EXERCISE OBJECTIVE = Everything from the first line down to the line containing "(grayt) at (624.5,192)" is to be retyped exactly, both ends included, with pictures left out.

DATA PROVIDED =
▶
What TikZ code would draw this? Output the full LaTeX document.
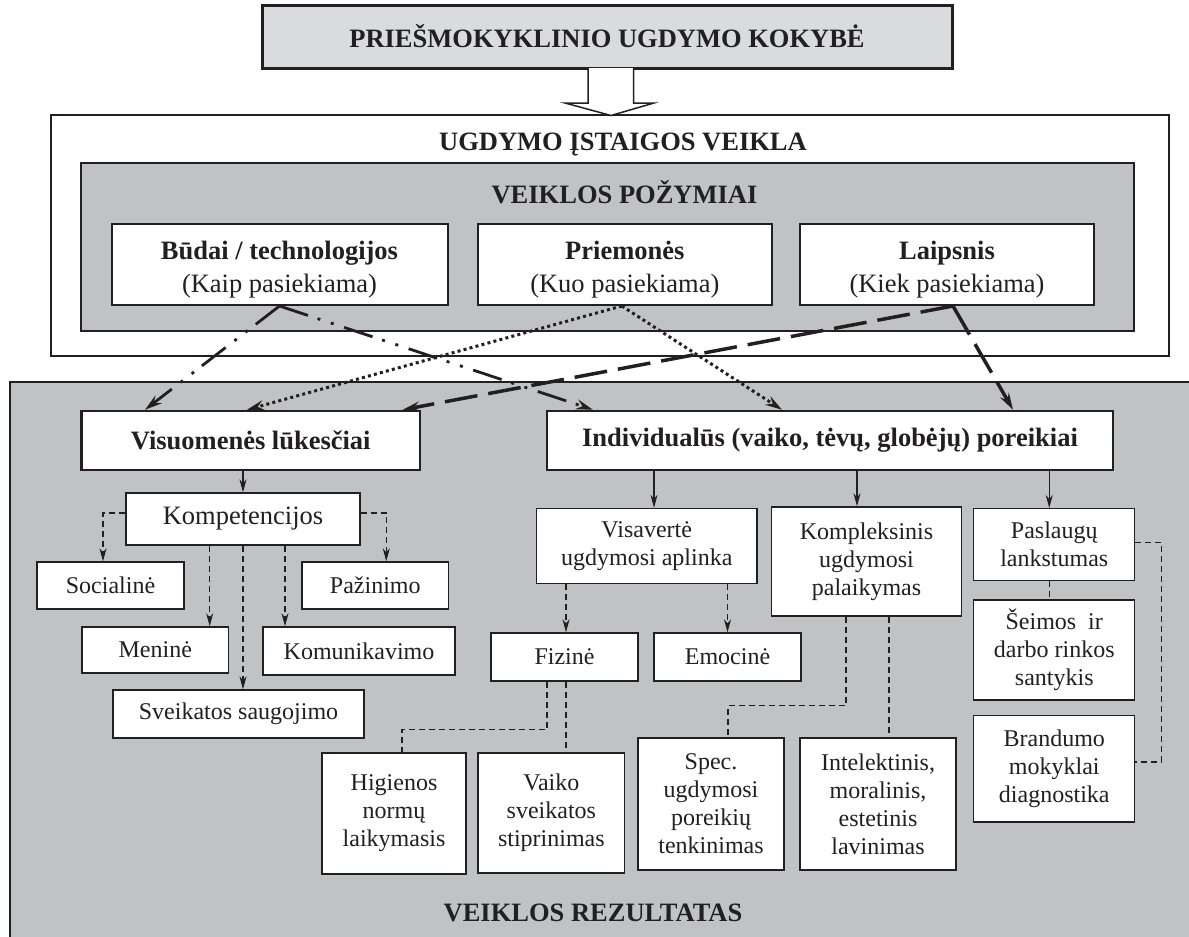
\documentclass[tikz,border=0pt]{standalone}
\usepackage{fontspec}
\setmainfont{Liberation Serif}
\usetikzlibrary{arrows.meta}
\definecolor{grayA}{RGB}{192,195,198}
\definecolor{grayB}{RGB}{217,220,223}
\definecolor{ink}{RGB}{35,31,32}
\tikzset{
  bigb/.style={font=\fontsize{26.5}{32}\selectfont\bfseries, text=ink, inner sep=0pt},
  wb/.style={draw=ink, fill=white, line width=2pt, align=center, inner sep=0pt, text=ink},
  wtxt/.style={align=center, inner sep=0pt, text=ink, font=\fontsize{26.5}{32.5}\selectfont},
  sb/.style={draw=ink, fill=white, line width=1.4pt, align=center, inner sep=0pt, text=ink, font=\fontsize{24}{28}\selectfont},
  dsh/.style={draw=ink, line width=1.3pt, dash pattern=on 6pt off 4pt},
  sol/.style={draw=ink, line width=1.3pt},
  tip/.style={-{Stealth[length=13pt,width=7pt,inset=4pt]}},
  bigtip/.style={-{Stealth[length=17pt,width=10pt,inset=6pt]}},
  ddot/.style={draw=ink, line width=2.8pt, dash pattern=on 30pt off 10pt on 3pt off 11pt on 3pt off 11pt},
  dotl/.style={draw=ink, line width=3pt, dash pattern=on 3pt off 3.2pt},
  ldash/.style={draw=ink, line width=3.5pt, dash pattern=on 33pt off 11pt},
}
\begin{document}
\begin{tikzpicture}[x=1pt,y=-1pt]
\clip (0,0) rectangle (1189,937);
\fill[white] (0,0) rectangle (1189,937);

% bottom grey region
\fill[grayA] (10,382) rectangle (1195,945);
\draw[ink, line width=2.5pt] (10,945) -- (10,382) -- (1195,382);

% top box
\node[draw=ink, line width=3pt, fill=grayB, minimum width=690pt, minimum height=63pt, bigb] (top) at (607,36.5) {PRIEŠMOKYKLINIO UGDYMO KOKYBĖ};

% outer white box
\node[draw=ink, line width=2.5pt, fill=white, minimum width=1118pt, minimum height=241pt, inner sep=0pt] (outer) at (610,235.5) {};
\node[bigb] (outert) at (623,145) {UGDYMO ĮSTAIGOS VEIKLA};

% hollow arrow
\draw[ink, line width=1.5pt, fill=white, line join=miter] (588,68) -- (588,103) -- (565,103) -- (611,115.5) -- (654,103) -- (633.5,103) -- (633.5,68);

% grey inner box
\node[draw=ink, line width=2.5pt, fill=grayA, minimum width=1053pt, minimum height=168pt, inner sep=0pt] (gray) at (607.7,247) {};
\node[bigb] (grayt) at (624.5,192) {VEIKLOS POŽYMIAI};

% three top boxes
\node[wb, minimum width=336pt, minimum height=81pt] (budai) at (279.5,264.5) {};
\node[wtxt] (budait) at ([yshift=-5pt]budai.center) {\textbf{Būdai / technologijos}\\(Kaip pasiekiama)};
\node[wb, minimum width=293.6pt, minimum height=81pt] (priem) at (624.8,264.5) {};
\node[wtxt] (priemt) at ([yshift=-5pt]priem.center) {\textbf{Priemonės}\\(Kuo pasiekiama)};
\node[wb, minimum width=294pt, minimum height=81pt] (laip) at (947,264.5) {};
\node[wtxt] (laipt) at ([yshift=-5pt]laip.center) {\textbf{Laipsnis}\\(Kiek pasiekiama)};

% second-level boxes
\node[wb, line width=2.5pt, minimum width=338.5pt, minimum height=59pt, font=\fontsize{26.5}{32}\selectfont\bfseries] (vis) at (250.75,440.5) {Visuomenės lūkesčiai};
\node[wb, line width=2.5pt, minimum width=566pt, minimum height=59pt, font=\fontsize{26.5}{32}\selectfont\bfseries] (ind) at (830,440.5) {Individualūs (vaiko, tėvų, globėjų) poreikiai};

% crossing connectors
\draw[ddot, bigtip] (budai.south) -- ([xshift=-105.75pt]vis.north);
\draw[ddot, bigtip] (budai.south) -- ([xshift=-237pt]ind.north);
\draw[dotl, bigtip] ([xshift=-3pt]priem.south) -- ([xshift=-3.75pt]vis.north);
\draw[dotl, bigtip] ([xshift=-3pt]priem.south) -- ([xshift=-48pt]ind.north);
\draw[ldash, bigtip] ([xshift=6pt]laip.south) -- ([xshift=152pt]vis.north);
\draw[ldash, bigtip] ([xshift=6pt]laip.south) -- ([xshift=183pt]ind.north);

% left branch
\node[sb, font=\fontsize{26.5}{30}\selectfont, minimum width=234pt, minimum height=52pt] (komp) at (243,519) {Kompetencijos};
\node[sb, minimum width=147pt, minimum height=47pt] (soc) at (110.5,585.5) {Socialinė};
\node[sb, minimum width=146.5pt, minimum height=47pt] (paz) at (375.25,585.5) {Pažinimo};
\node[sb, minimum width=146.5pt, minimum height=46pt] (men) at (155.25,650) {Meninė};
\node[sb, minimum width=192pt, minimum height=48pt] (kom) at (359,651) {Komunikavimo};
\node[sb, minimum width=251pt, minimum height=48pt] (sve) at (238.5,714) {Sveikatos saugojimo};

\draw[sol, tip] (komp.north |- vis.south) -- (komp.north);
\draw[dsh, tip] ([yshift=6pt]komp.west) -| ([xshift=-7.5pt]soc.north);
\draw[dsh, tip] ([yshift=6pt]komp.east) -| ([xshift=11pt]paz.north);
\draw[dsh, tip] ([xshift=-33.3pt]komp.south) -- ([xshift=-33.3pt]komp.south |- men.north);
\draw[dsh, tip] (komp.south) -- (komp.south |- sve.north);
\draw[dsh, tip] ([xshift=42pt]komp.south) -- ([xshift=42pt]komp.south |- kom.north);

% right branch
\node[sb, minimum width=220.5pt, minimum height=75pt] (visav) at (646.75,546) {Visavertė\\ugdymosi aplinka};
\node[sb, minimum width=190pt, minimum height=109pt] (kompl) at (866.5,561.5) {Kompleksinis\\ugdymosi\\palaikymas};
\node[sb, minimum width=161pt, minimum height=72pt] (pasl) at (1054.25,544.65) {Paslaugų\\lankstumas};
\node[sb, minimum width=161pt, minimum height=100pt] (seim) at (1054.25,650) {Šeimos\ \ ir\\darbo rinkos\\santykis};
\node[sb, minimum width=161pt, minimum height=106.3pt] (bran) at (1054.25,768.85) {Brandumo\\mokyklai\\diagnostika};
\node[sb, minimum width=147pt, minimum height=48pt] (fiz) at (564.5,657) {Fizinė};
\node[sb, minimum width=147pt, minimum height=48pt] (emo) at (727.5,657) {Emocinė};
\node[sb, minimum width=144pt, minimum height=121pt] (hig) at (394,813.5) {Higienos\\normų\\laikymasis};
\node[sb, minimum width=146.7pt, minimum height=120pt] (vai) at (551.35,813) {Vaiko\\sveikatos\\stiprinimas};
\node[sb, minimum width=146pt, minimum height=132pt] (spec) at (711,804) {Spec.\\ugdymosi\\poreikių\\tenkinimas};
\node[sb, minimum width=156pt, minimum height=132pt] (int) at (878,804) {Intelektinis,\\moralinis,\\estetinis\\lavinimas};

\draw[sol, tip] ([xshift=7.25pt]visav.north |- ind.south) -- ([xshift=7.25pt]visav.north);
\draw[sol, tip] ([xshift=-9.5pt]kompl.north |- ind.south) -- ([xshift=-9.5pt]kompl.north);
\draw[sol, tip] ([xshift=-5pt]pasl.north |- ind.south) -- ([xshift=-5pt]pasl.north);

\draw[dsh, tip] ([xshift=1.5pt]fiz.north |- visav.south) -- ([xshift=1.5pt]fiz.north);
\draw[dsh, tip] (emo.north |- visav.south) -- (emo.north);
\draw[dsh] ([xshift=-17.5pt]fiz.south) -- ++(0,48) -| ([xshift=8pt]hig.north);
\draw[dsh] ([xshift=1.5pt]fiz.south) -- ([xshift=1.5pt]fiz.south |- vai.north);
\draw[dsh] ([xshift=-20.5pt]kompl.south) -- ++(0,89) -| ([xshift=17pt]spec.north);
\draw[dsh] ([xshift=22.5pt]kompl.south) -- ([xshift=22.5pt]kompl.south |- int.north);
\draw[dsh] ([xshift=-4.5pt]pasl.south) -- ([xshift=-4.5pt]pasl.south |- seim.north);
\draw[dsh] ([yshift=2.3pt]pasl.east) -- ++(26,0) |- ([yshift=6.85pt]bran.east);

\node[bigb] (res) at (593,913) {VEIKLOS REZULTATAS};
\end{tikzpicture}
\end{document}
◀
RESULT FOR THIS TASK =
What TikZ code would draw this? Output the full LaTeX document.
\documentclass[tikz,border=0pt]{standalone}
\usepackage{fontspec}
\setmainfont{Liberation Serif}
\usetikzlibrary{arrows.meta}
\definecolor{grayA}{RGB}{192,195,198}
\definecolor{grayB}{RGB}{217,220,223}
\definecolor{ink}{RGB}{35,31,32}
\tikzset{
  bigb/.style={font=\fontsize{26.5}{32}\selectfont\bfseries, text=ink, inner sep=0pt},
  wb/.style={draw=ink, fill=white, line width=2pt, align=center, inner sep=0pt, text=ink},
  wtxt/.style={align=center, inner sep=0pt, text=ink, font=\fontsize{26.5}{32.5}\selectfont},
  sb/.style={draw=ink, fill=white, line width=1.4pt, align=center, inner sep=0pt, text=ink, font=\fontsize{24}{28}\selectfont},
  dsh/.style={draw=ink, line width=1.3pt, dash pattern=on 6pt off 4pt},
  sol/.style={draw=ink, line width=1.3pt},
  tip/.style={-{Stealth[length=13pt,width=7pt,inset=4pt]}},
  bigtip/.style={-{Stealth[length=17pt,width=10pt,inset=6pt]}},
  ddot/.style={draw=ink, line width=2.8pt, dash pattern=on 30pt off 10pt on 3pt off 11pt on 3pt off 11pt},
  dotl/.style={draw=ink, line width=3pt, dash pattern=on 3pt off 3.2pt},
  ldash/.style={draw=ink, line width=3.5pt, dash pattern=on 33pt off 11pt},
}
\begin{document}
\begin{tikzpicture}[x=1pt,y=-1pt]
\clip (0,0) rectangle (1189,937);
\fill[white] (0,0) rectangle (1189,937);

% bottom grey region
\fill[grayA] (10,382) rectangle (1195,945);
\draw[ink, line width=2.5pt] (10,945) -- (10,382) -- (1195,382);

% top box
\node[draw=ink, line width=3pt, fill=grayB, minimum width=690pt, minimum height=63pt, bigb] (top) at (607,36.5) {PRIEŠMOKYKLINIO UGDYMO KOKYBĖ};

% outer white box
\node[draw=ink, line width=2.5pt, fill=white, minimum width=1118pt, minimum height=241pt, inner sep=0pt] (outer) at (610,235.5) {};
\node[bigb] (outert) at (623,145) {UGDYMO ĮSTAIGOS VEIKLA};

% hollow arrow
\draw[ink, line width=1.5pt, fill=white, line join=miter] (588,68) -- (588,103) -- (565,103) -- (611,115.5) -- (654,103) -- (633.5,103) -- (633.5,68);

% grey inner box
\node[draw=ink, line width=2.5pt, fill=grayA, minimum width=1053pt, minimum height=168pt, inner sep=0pt] (gray) at (607.7,247) {};
\node[bigb] (grayt) at (624.5,192) {VEIKLOS POŽYMIAI};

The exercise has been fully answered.